Brooke Bond & Company was founded by Arthur Brooke, who was born at 6 George Street, Ashton-under-Lyne, Lancashire, England, in 1845. In 1869, he opened his first tea shop at 23 Market Street, Manchester. Brooke chose the business name because it was his 'bond' to his customers to provide quality teas, hence Brooke Bond. The firm expanded into wholesale tea sales in the 1870s.
In 1903, Brooke Bond launched Red Label in British India.
In 1908 Brooke Bond set up the Berkshire Printing Company Ltd, based in Reading, as the company’s printing division for tea packeting of its products and, notably, the tea cards which they contained. This also expanded from the 1930s to include production of playing cards by high quality lithography.
Brooke Bond's most famous brand is PG Tips, launched in 1930. By 1957, Brooke Bond was probably the largest tea company in the world, with one third share of both the British and Indian tea markets.
The company merged with Liebig in 1968, becoming Brooke Bond Liebig, which was acquired by Unilever in 1984. The Brooke Bond name was significantly decreased by Unilever, however, the Brooke Bond tea brand was reintroduced on sale in 2019 in the UK after a 20 year absence.
Gold Crown Foods Ltd was licensed by Unilever to use the Brooke Bond name for the Brooke Bond 'D' and Brooke Bond Choicest brands.
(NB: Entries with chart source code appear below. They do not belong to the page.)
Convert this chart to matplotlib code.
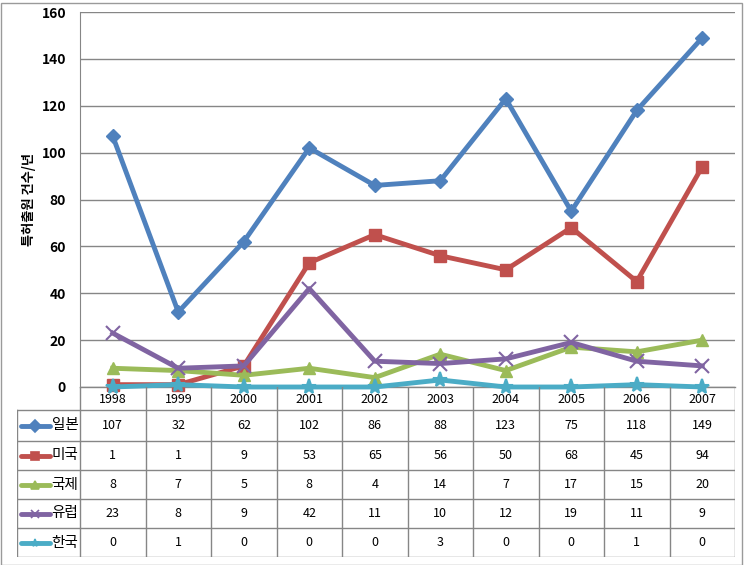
import matplotlib.pyplot as plt
from matplotlib.patches import Rectangle

plt.rcParams['font.family'] = ['Noto Sans CJK KR', 'DejaVu Sans']

years = ['1998', '1999', '2000', '2001', '2002', '2003', '2004', '2005', '2006', '2007']
names = ['일본', '미국', '국제', '유럽', '한국']
japan = [107, 32, 62, 102, 86, 88, 123, 75, 118, 149]
usa = [1, 1, 9, 53, 65, 56, 50, 68, 45, 94]
intl = [8, 7, 5, 8, 4, 14, 7, 17, 15, 20]
europe = [23, 8, 9, 42, 11, 10, 12, 19, 11, 9]
korea = [0, 1, 0, 0, 0, 3, 0, 0, 1, 0]
series = [japan, usa, intl, europe, korea]
colors = ['#4F81BD', '#C0504D', '#9BBB59', '#8064A2', '#4BACC6']
markers = ['D', 's', '^', 'x', '*']
msizes = [7, 8, 9, 10, 11]

W, H = 744, 565
fig = plt.figure(figsize=(W / 100, H / 100), dpi=100)
grey = '#868686'

# plot area (pixel positions)
px0, px1, py_top, py_bot = 80, 735, 12, 387
ax = fig.add_axes([px0 / W, 1 - py_bot / H, (px1 - px0) / W, (py_bot - py_top) / H])
x = list(range(len(years)))
for vals, c, m, ms in zip(series, colors, markers, msizes):
    ax.plot(x, vals, color=c, lw=3.5, marker=m, ms=ms, mec=c, mew=1.5 if m in 'x*' else 1,
            clip_on=False, zorder=3)
ax.axhline(0, color=grey, lw=1, clip_on=False, zorder=1)
ax.set_xlim(-0.5, 9.5)
ax.set_ylim(0, 160)
ax.set_yticks(range(0, 161, 20))
ax.set_xticks([])
ax.yaxis.grid(True, color=grey, lw=1)
ax.set_axisbelow(True)
for s in ['top', 'right', 'bottom']:
    ax.spines[s].set_visible(False)
ax.spines['left'].set_color(grey)
ax.tick_params(axis='y', length=0, pad=10, labelsize=10)
for t in ax.get_yticklabels():
    t.set_fontweight('bold')
ax.set_ylabel('특허출원 건수/년', fontsize=9.5, fontweight='bold', labelpad=4)

# data table
tx0 = 17
ty_bot = 557
unit = (px1 - px0) / 10
tab = fig.add_axes([tx0 / W, 1 - ty_bot / H, (px1 - tx0) / W, (ty_bot - py_bot) / H])
tab.set_xlim(-0.5 - (px0 - tx0) / unit, 9.5)
tab.set_ylim(ty_bot, py_bot)
tab.axis('off')
row_edges = [387, 410, 441, 470, 499, 528, 557]
xl = tab.get_xlim()[0]
# vertical lines
for i in range(11):
    tab.plot([i - 0.5, i - 0.5], [row_edges[0], row_edges[-1]], color=grey, lw=1)
tab.plot([xl, xl], [row_edges[1], row_edges[-1]], color=grey, lw=1)
# horizontal lines
for yy in row_edges[1:]:
    tab.plot([xl, 9.5], [yy, yy], color=grey, lw=1)
for i, yr in enumerate(years):
    tab.text(i, (row_edges[0] + row_edges[1]) / 2 + 1, yr, ha='center', va='center', fontsize=9)
for r, (nm, vals, c, m) in enumerate(zip(names, series, colors, markers)):
    yc = (row_edges[r + 1] + row_edges[r + 2]) / 2
    tab.plot([xl + 0.06, xl + 0.5], [yc, yc], color=c, lw=3.5, solid_capstyle='round')
    tab.plot([xl + 0.28], [yc], color=c, marker=m, ms=6, mew=1.2)
    tab.text(xl + 0.53, yc, nm, ha='left', va='center', fontsize=10.5)
    for i, v in enumerate(vals):
        tab.text(i, yc, str(v), ha='center', va='center', fontsize=9)

# chart border
fig.patches.append(Rectangle((0.5 / W, 0.5 / H), 1 - 3 / W, 1 - 3 / H, transform=fig.transFigure,
                             fill=False, edgecolor='#9a9a9a', lw=1))

plt.savefig('out.png', dpi=100)
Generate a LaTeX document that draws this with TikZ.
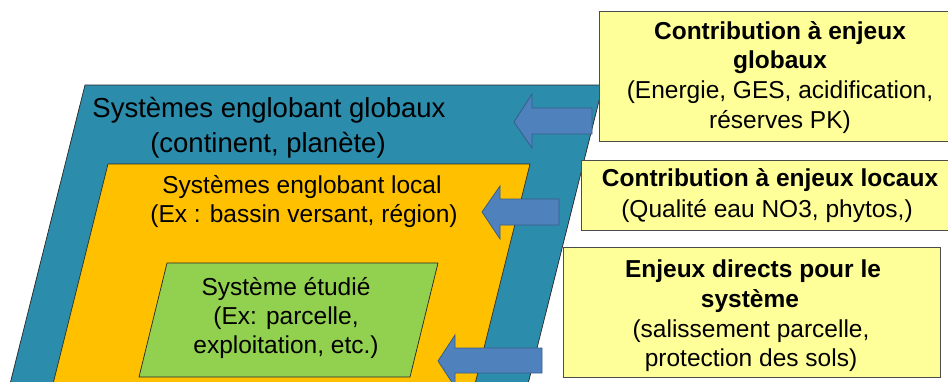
\documentclass[tikz,border=0pt]{standalone}
\usepackage{fontspec}
\setmainfont{Liberation Sans}
\definecolor{globalblue}{RGB}{43,140,172}
\definecolor{localorange}{RGB}{255,192,0}
\definecolor{sysgreen}{RGB}{146,208,80}
\definecolor{boxyellow}{RGB}{255,255,153}
\definecolor{arrowfill}{RGB}{79,129,189}
\definecolor{arrowdraw}{RGB}{56,93,138}
\tikzset{
  layer/.style={draw=black!85, line width=0.7pt},
  infobox/.style={draw=black!70, fill=boxyellow, line width=0.8pt},
  blockarrow/.style={draw=arrowdraw, fill=arrowfill, line width=0.8pt, line join=miter},
  txt/.style={anchor=base, inner sep=0pt, text=black},
  big/.style={font=\fontsize{27.5}{33}\selectfont},
  mid/.style={font=\fontsize{24.5}{29}\selectfont},
  midb/.style={font=\fontsize{24.5}{29}\selectfont\bfseries},
}
\begin{document}
\begin{tikzpicture}[x=1pt,y=-1pt]
\useasboundingbox (0,0) rectangle (948,381);
\clip (0,0) rectangle (948,381);
\fill[white] (0,0) rectangle (948,381);
% nested systems
\draw[layer, fill=globalblue] (85,85) -- (603,85) -- (524,400) -- (6,400) -- cycle;
\draw[layer, fill=localorange] (108,164) -- (530,164) -- (471,400) -- (49,400) -- cycle;
\draw[layer, fill=sysgreen] (167,263) -- (438,263) -- (410,377) -- (139,377) -- cycle;
% texts of systems
\node[txt,big] (g1) at (269,117) {Systèmes englobant globaux};
\node[txt,big] (g2) at (268,152) {(continent, planète)};
\node[txt,mid] (l1) at (302,193) {Systèmes englobant local};
\node[txt,mid] (l2) at (304,222) {(Ex : bassin versant, région)};
\node[txt,mid] (s1) at (286,295) {Système étudié};
\node[txt,mid] (s2) at (286,324) {(Ex: parcelle,};
\node[txt,mid] (s3) at (286,353) {exploitation, etc.)};
% block arrows
\draw[blockarrow] (514,122) -- (532,94) -- (532,108) -- (592,108) -- (592,134) -- (532,134) -- (532,148) -- cycle;
\draw[blockarrow] (482,212) -- (500,186) -- (500,199) -- (559,199) -- (559,225) -- (500,225) -- (500,239) -- cycle;
\draw[blockarrow] (438,361) -- (455,335) -- (455,348) -- (542,348) -- (542,373) -- (455,373) -- (455,387) -- cycle;
% yellow boxes
\draw[infobox] (599,11) rectangle (960,141);
\draw[infobox] (581,160) rectangle (960,230);
\draw[infobox] (563,247) rectangle (940,377);
\node[txt,midb] (a1) at (780,39) {Contribution à enjeux};
\node[txt,midb] (a2) at (780,68) {globaux};
\node[txt,mid]  (a3) at (780,98) {(Energie, GES, acidification,};
\node[txt,mid]  (a4) at (780,128) {réserves PK)};
\node[txt,midb] (b1) at (770,186) {Contribution à enjeux locaux};
\node[txt,mid]  (b2) at (767,217) {(Qualité eau NO3, phytos,)};
\node[txt,midb] (c1) at (753,277) {Enjeux directs pour le};
\node[txt,midb] (c2) at (750,307) {système};
\node[txt,mid]  (c3) at (751,337) {(salissement parcelle,};
\node[txt,mid]  (c4) at (751,366) {protection des sols)};
\end{tikzpicture}
\end{document}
Today, the licence for D Tea is held by Typhoo, who used to sell it through their website – it had identical packaging to before minus the words 'Brooke Bond', although it is not currently available. It was also regularly sold across Britain in Poundland stores. The Brooke Bond brand is still used in other countries, especially in India. In Pakistan, Brooke Bond Supreme is the number-one-selling tea brand. Unilever markets it as being stronger than its Lipton Yellow Label blend.
Brooke Bond Taj Mahal tea leaves are grown in estates of Upper Assam, Darjeeling and Tripura. It grows on the northern banks of Brahmaputra, which floods its banks every monsoon, creating a rich, humid soil. There is plentiful rain in the monsoon and humidity lasts through the year. The soil and weather together give Assam Tea its 'terroir' – a dark red brew, a strong malty flavor and deep body.
Brooke Bond Red Label, the Indian blend, is made in tea manufacturing units of Assam, Coochbehar, Darjeeling and some parts of Meghalaya. The manufacturing process of tea includes the stages of withering (leaving tea leaves to dry), rolling/cutting (through which complex series of chemical changes known as oxidation are initiated), drying and then grading into sizes.
Brooke Bond Taaza is made of High Quality fresh Green Tea Leaves.
Brooke Bond Supreme is imported to Pakistan, made from Kenyan tea leaves.
From 1954 until 1999, packets of Brooke Bond tea included illustrated cards, usually 50 in a series, which were collected by many children. One of the most famous illustrators of the cards was Charles Tunnicliffe, the internationally acclaimed bird painter. Most of the initial series were wildlife-based, including 'British Wild Animals', 'British Wild Flowers', 'African Wild Life', 'Asian Wild Life', and 'Tropical Birds'. From the late 1960s, they included historical subjects, such as 'British Costume', 'History of the Motor Car', and 'Famous Britons'. The last series in the 1990s concentrated on the Chimps of the TV adverts. Complete sets and albums in good condition are highly sought after collectors' items. The inclusion of these cards in packets of tea ceased in 1999. There were about 85 separate titles issued around the world: 59 series issued in the UK (1954–1999), 17 series in Canada (1959–1974; 7 of these were also issued in the US, 1960–66), 6 series in what was Rhodesia (1962–66), and 3 series in South Africa (1965–67). Many of them have since been reprinted.